Using a shovel, I dug about four inches away from the heads to make sure I didn't damage them! I shook as much soil off as possible and then using a spray/hose attachment, I washed off the remaining soil.
At this point, the garlic can be used anytime. We took a few out of the pack to use right away. This is my Georgian Crystal garlic and the smell filled our tiny home with love! As far as size goes it did really well and was very consistent, averaging about 3 inches diameter. The Polish Hardneck is even bigger, several got up to 4 1/2 inches! (yowza) We're definitely growing both varieties again...
Although you can use them anytime, it's usually best to dry the majority out for storage and replanting. So I laid them out under a shade tree for several days until the tops dried out. Two sawhorses, a sheet of plywood and some old fencing (for air circulation) did the trick. Then I grouped them into bunches of about 10 plants and hung them in a dry place (out of the sunshine to prevent burn spots). Using a garage or barn is just fine while you're trying to dry them, as long as it isn't too hot and it has some air flow.
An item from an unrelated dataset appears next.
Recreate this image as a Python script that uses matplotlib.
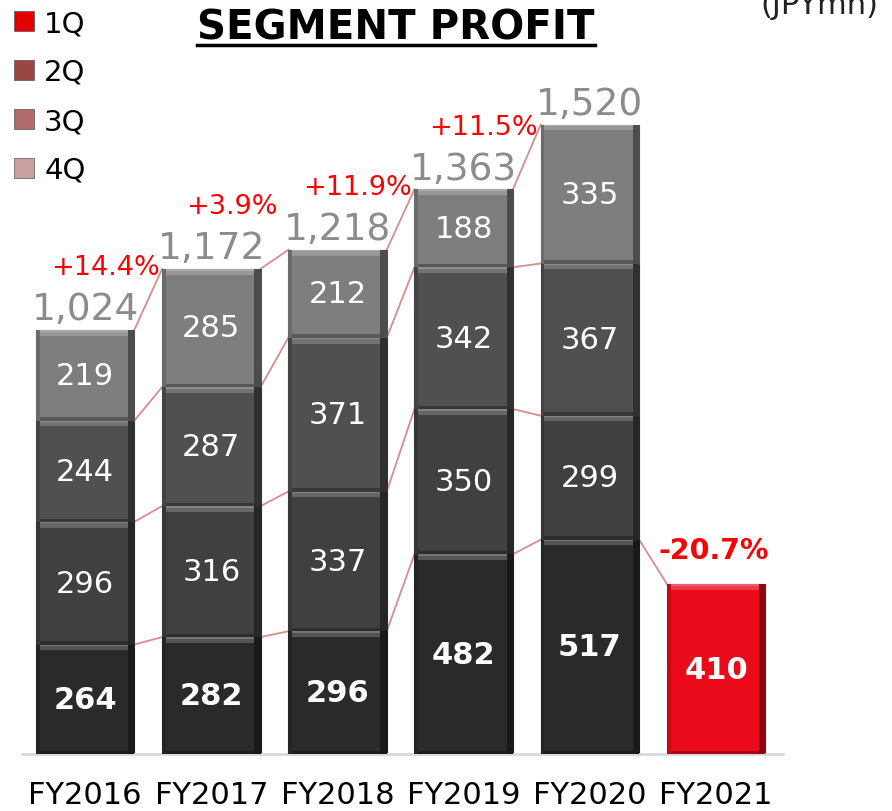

Two weeks later, I cut off the tops (leaving about 1-2 inches of stalk), cut off the roots and peeled back 1-2 outer skin layers. Beautiful. I put them back up for more drying; about another week or so depending on the size.
When it's completely dry, the cloves will stand out more (due to the skin shrinking) and possibly turn darker (depends on the variety). Store the heads in a very cool, dark and dry place like your pantry or cold storage. Keep them in a wire basket or other bin with holes for air circulation. Your garlic will keep very well for six months or longer.
From start to finish, I have to say that I loved every moment of it. Bring on the next year!
Info: Hardneck garlic has a stem that runs down the center of the cloves. Quite an unusual thing for us Californians to see. But this makes it easier to peel each clove as there is more "order" in the hardneck galaxy than in softneck. The cloves surround the stem perfectly and patiently await their turn to be plucked and included in your next gourmet masterpiece. Delish!
*Tip: Pay attention to the weather. Start with The Old Farmer's Almanac to get a good idea on what to expect from the weather. Then check the forecast daily during late fall and winter. Around here, anything above a 40% chance of rain tells me to hold off on the watering. While the northern side of our county is iffy, the southern region is guaranteed to get it. Paying attention to the forecast helps me out every time!